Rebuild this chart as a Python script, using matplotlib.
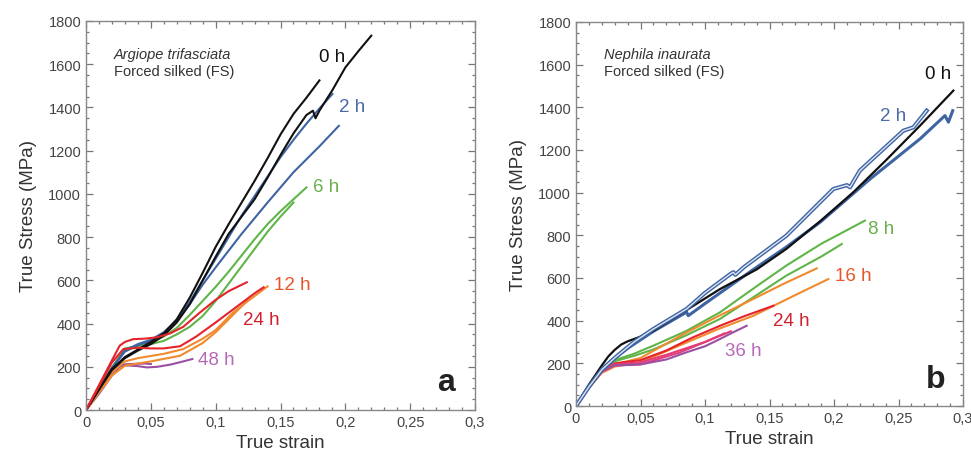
import matplotlib
matplotlib.use("Agg")
import matplotlib.pyplot as plt
from matplotlib.ticker import MultipleLocator

plt.rcParams['font.family'] = ['Liberation Sans', 'DejaVu Sans']

# ---- panel a : Argiope trifasciata ----
black_a1_x = [0, 0.01, 0.02, 0.03, 0.04, 0.05, 0.06, 0.07, 0.08, 0.09, 0.10, 0.11, 0.12, 0.13, 0.14, 0.15, 0.16, 0.17, 0.18]
black_a1_y = [0, 95, 190, 245, 280, 315, 355, 420, 520, 635, 755, 860, 960, 1060, 1165, 1275, 1370, 1445, 1525]
black_a2_x = [0, 0.01, 0.02, 0.03, 0.04, 0.05, 0.06, 0.07, 0.08, 0.09, 0.10, 0.11, 0.12, 0.13, 0.14, 0.15, 0.16, 0.17, 0.175, 0.177, 0.18, 0.19, 0.20, 0.21, 0.22]
black_a2_y = [0, 95, 185, 240, 275, 305, 345, 405, 490, 600, 710, 815, 895, 975, 1075, 1180, 1280, 1365, 1385, 1350, 1385, 1480, 1585, 1660, 1732]
blue_a1_x = [0, 0.01, 0.02, 0.03, 0.04, 0.05, 0.06, 0.07, 0.08, 0.09, 0.10, 0.11, 0.12, 0.13, 0.14, 0.15, 0.16, 0.17, 0.18, 0.19]
blue_a1_y = [0, 100, 195, 270, 300, 320, 355, 415, 500, 600, 700, 800, 900, 990, 1080, 1170, 1250, 1325, 1395, 1462]
blue_a2_x = [0, 0.01, 0.02, 0.03, 0.04, 0.05, 0.06, 0.07, 0.08, 0.09, 0.10, 0.12, 0.14, 0.16, 0.18, 0.195]
blue_a2_y = [0, 100, 195, 275, 305, 325, 360, 415, 490, 580, 660, 815, 960, 1100, 1220, 1315]
green_a1_x = [0, 0.01, 0.02, 0.03, 0.04, 0.05, 0.06, 0.07, 0.08, 0.09, 0.10, 0.11, 0.12, 0.13, 0.14, 0.15, 0.16, 0.17]
green_a1_y = [0, 100, 195, 280, 300, 315, 340, 380, 440, 505, 570, 640, 715, 790, 860, 920, 975, 1030]
green_a2_x = [0, 0.01, 0.02, 0.03, 0.04, 0.05, 0.06, 0.07, 0.08, 0.09, 0.10, 0.11, 0.12, 0.13, 0.14, 0.15, 0.16]
green_a2_y = [0, 100, 195, 285, 295, 305, 320, 350, 385, 435, 505, 585, 665, 745, 825, 895, 960]
red_a1_x = [0, 0.01, 0.02, 0.026, 0.03, 0.0365, 0.045, 0.0545, 0.065, 0.075, 0.088, 0.10, 0.11, 0.124]
red_a1_y = [0, 115, 230, 298, 315, 328, 330, 336, 355, 385, 452, 510, 550, 591]
red_a2_x = [0, 0.01, 0.02, 0.0288, 0.04, 0.05, 0.06, 0.0725, 0.085, 0.10, 0.11, 0.12, 0.13, 0.137]
red_a2_y = [0, 110, 220, 282, 288, 285, 285, 295, 340, 405, 450, 495, 540, 568]
orange_a1_x = [0, 0.01, 0.02, 0.03, 0.04, 0.05, 0.06, 0.075, 0.09, 0.10, 0.1136, 0.125, 0.14]
orange_a1_y = [0, 90, 175, 225, 240, 250, 260, 282, 330, 370, 452, 505, 572]
orange_a2_x = [0, 0.01, 0.02, 0.03, 0.05, 0.0725, 0.09, 0.10, 0.11, 0.12, 0.125]
orange_a2_y = [0, 80, 160, 205, 225, 251, 310, 360, 420, 480, 510]
purple_a1_x = [0, 0.01, 0.02, 0.026, 0.03, 0.04, 0.047, 0.055, 0.065, 0.075, 0.082]
purple_a1_y = [0, 75, 160, 200, 207, 203, 197, 200, 210, 225, 236]
purple_a2_x = [0, 0.01, 0.02, 0.026, 0.035, 0.045, 0.05]
purple_a2_y = [0, 85, 175, 210, 213, 215, 213]

# ---- panel b : Nephila inaurata ----
black_b_x = [0, 0.01, 0.02, 0.025, 0.03, 0.035, 0.04, 0.05, 0.06, 0.08, 0.1116, 0.14, 0.163, 0.19, 0.215, 0.24, 0.2667, 0.2925]
black_b_y = [0, 100, 190, 232, 263, 288, 303, 325, 352, 428, 548, 640, 736, 870, 1002, 1150, 1314, 1478]
blue_b1_x = [0, 0.01, 0.02, 0.03, 0.045, 0.06, 0.0858, 0.10, 0.12, 0.122, 0.1235, 0.13, 0.163, 0.18, 0.1995, 0.21, 0.2124, 0.22, 0.2537, 0.2615, 0.2718]
blue_b1_y = [0, 90, 170, 225, 300, 361, 455, 530, 620, 627, 615, 650, 798, 900, 1017, 1035, 1025, 1103, 1290, 1306, 1384]
blue_b2_x = [0, 0.01, 0.02, 0.03, 0.04, 0.05, 0.06, 0.08, 0.0858, 0.087, 0.10, 0.1375, 0.163, 0.189, 0.228, 0.2667, 0.286, 0.2887, 0.292]
blue_b2_y = [0, 90, 170, 225, 270, 310, 350, 420, 440, 423, 480, 640, 745, 860, 1064, 1252, 1361, 1330, 1384]
green_b1_x = [0, 0.01, 0.02, 0.03, 0.045, 0.06, 0.085, 0.1116, 0.135, 0.163, 0.19, 0.224]
green_b1_y = [0, 95, 170, 215, 245, 283, 350, 439, 540, 658, 760, 869]
green_b2_x = [0, 0.01, 0.02, 0.03, 0.045, 0.06, 0.085, 0.1116, 0.135, 0.163, 0.19, 0.206]
green_b2_y = [0, 95, 170, 210, 235, 265, 330, 408, 500, 611, 700, 759]
orange_b1_x = [0, 0.01, 0.02, 0.03, 0.05, 0.0858, 0.11, 0.1375, 0.16, 0.1866]
orange_b1_y = [0, 85, 160, 195, 225, 345, 420, 502, 570, 645]
orange_b2_x = [0, 0.01, 0.02, 0.03, 0.05, 0.0858, 0.11, 0.1375, 0.17, 0.1956]
orange_b2_y = [0, 85, 155, 185, 205, 298, 360, 423, 520, 595]
red_b_x = [0, 0.01, 0.02, 0.03, 0.05, 0.07, 0.09, 0.1116, 0.13, 0.153]
red_b_y = [0, 90, 165, 200, 215, 260, 320, 376, 420, 470]
pink_b1_x = [0, 0.01, 0.02, 0.03, 0.05, 0.07, 0.10, 0.12]
pink_b1_y = [0, 90, 165, 195, 205, 240, 300, 350]
pink_b2_x = [0, 0.01, 0.02, 0.03, 0.05, 0.08, 0.10, 0.115]
pink_b2_y = [0, 88, 160, 190, 195, 250, 300, 340]
purple_b_x = [0, 0.01, 0.02, 0.03, 0.05, 0.07, 0.0858, 0.10, 0.1116, 0.12, 0.1323]
purple_b_y = [0, 85, 165, 190, 195, 218, 252, 280, 314, 340, 376]

x_ticks = [0, 0.05, 0.1, 0.15, 0.2, 0.25, 0.3]
x_tick_labels = ["0", "0,05", "0,1", "0,15", "0,2", "0,25", "0,3"]
y_ticks = [0, 200, 400, 600, 800, 1000, 1200, 1400, 1600, 1800]

BLACK = "#111111"
BLUE = "#3f64a3"
GREEN = "#5fb548"
ORANGE = "#f08a2e"
RED = "#e5232b"
PINK = "#e23d78"
PURPLE = "#9a4fa3"

fig = plt.figure(figsize=(9.71, 4.6), dpi=100)
ax_a = fig.add_axes([0.0886, 0.1065, 0.4006, 0.8457])
ax_b = fig.add_axes([0.5932, 0.1152, 0.3986, 0.835])

lw = 1.5
curves_a = [
    (purple_a2_x, purple_a2_y, PURPLE), (purple_a1_x, purple_a1_y, PURPLE),
    (orange_a2_x, orange_a2_y, ORANGE), (orange_a1_x, orange_a1_y, ORANGE),
    (green_a2_x, green_a2_y, GREEN), (green_a1_x, green_a1_y, GREEN),
    (blue_a2_x, blue_a2_y, BLUE), (blue_a1_x, blue_a1_y, BLUE),
    (black_a1_x, black_a1_y, BLACK), (black_a2_x, black_a2_y, BLACK),
    (red_a2_x, red_a2_y, RED), (red_a1_x, red_a1_y, RED),
]
for xs, ys, c in curves_a:
    ax_a.plot(xs, ys, color=c, lw=lw)

curves_b = [
    (green_b1_x, green_b1_y, GREEN), (green_b2_x, green_b2_y, GREEN),
    (orange_b1_x, orange_b1_y, ORANGE), (orange_b2_x, orange_b2_y, ORANGE),
    (red_b_x, red_b_y, RED), (pink_b1_x, pink_b1_y, PINK), (pink_b2_x, pink_b2_y, PINK),
    (purple_b_x, purple_b_y, PURPLE),
]
for xs, ys, c in curves_b:
    ax_b.plot(xs, ys, color=c, lw=lw)
# the 2 h curves look hollow (outlined) in the original
ax_b.plot(blue_b2_x, blue_b2_y, color=BLUE, lw=2.2)
ax_b.plot(black_b_x, black_b_y, color=BLACK, lw=1.6)
ax_b.plot(blue_b1_x, blue_b1_y, color=BLUE, lw=3.0)
ax_b.plot(blue_b1_x, blue_b1_y, color="#dde5f1", lw=1.0)

for ax in (ax_a, ax_b):
    ax.set_xlim(0, 0.3)
    ax.set_ylim(0, 1800)
    ax.set_xticks(x_ticks)
    ax.set_xticklabels(x_tick_labels)
    ax.set_yticks(y_ticks)
    ax.xaxis.set_minor_locator(MultipleLocator(0.01))
    ax.yaxis.set_minor_locator(MultipleLocator(50))
    ax.tick_params(which='both', direction='in', top=True, right=True,
                   colors='#777777', labelcolor='#444444', labelsize=10.5, width=0.9)
    ax.tick_params(which='major', length=5)
    ax.tick_params(which='minor', length=2.5)
    for s in ax.spines.values():
        s.set_color('#888888')
        s.set_linewidth(1.0)
    ax.set_xlabel("True strain", fontsize=13.5, color='#333333', labelpad=4)
    ax.set_ylabel("True Stress (MPa)", fontsize=13.5, color='#333333', labelpad=8)

# annotations panel a
ax_a.text(0.0216, 1647, "Argiope trifasciata", style='italic', fontsize=10.5, color='#333333', va='center')
ax_a.text(0.0216, 1569, "Forced silked (FS)", fontsize=10.5, color='#333333', va='center')
ax_a.text(0.18, 1635, "0 h", fontsize=13.5, color=BLACK, va='center')
ax_a.text(0.195, 1406, "2 h", fontsize=13.5, color="#4a6aa8", va='center')
ax_a.text(0.175, 1032, "6 h", fontsize=13.5, color="#6ab04c", va='center')
ax_a.text(0.145, 583, "12 h", fontsize=13.5, color="#e8552a", va='center')
ax_a.text(0.121, 417, "24 h", fontsize=13.5, color="#d02030", va='center')
ax_a.text(0.0865, 236, "48 h", fontsize=13.5, color="#b868b8", va='center')
ax_a.text(0.271, 130, "a", fontsize=23, fontweight='bold', color='#222222', va='center')

# annotations panel b
ax_b.text(0.022, 1650, "Nephila inaurata", style='italic', fontsize=10.5, color='#333333', va='center')
ax_b.text(0.022, 1569, "Forced silked (FS)", fontsize=10.5, color='#333333', va='center')
ax_b.text(0.2705, 1556, "0 h", fontsize=13.5, color=BLACK, va='center')
ax_b.text(0.2357, 1361, "2 h", fontsize=13.5, color="#4a6aa8", va='center')
ax_b.text(0.2266, 830, "8 h", fontsize=13.5, color="#6ab04c", va='center')
ax_b.text(0.2008, 611, "16 h", fontsize=13.5, color="#e8552a", va='center')
ax_b.text(0.153, 400, "24 h", fontsize=13.5, color="#d02030", va='center')
ax_b.text(0.1155, 259, "36 h", fontsize=13.5, color="#b868b8", va='center')
ax_b.text(0.271, 127, "b", fontsize=23, fontweight='bold', color='#222222', va='center')

fig.savefig("out.png", dpi=100)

********

= Task details =
Show the lines that mention the word "matplotlib".

= Answer to this exercise =
Rebuild this chart as a Python script, using matplotlib.
import matplotlib
matplotlib.use("Agg")
import matplotlib.pyplot as plt
from matplotlib.ticker import MultipleLocator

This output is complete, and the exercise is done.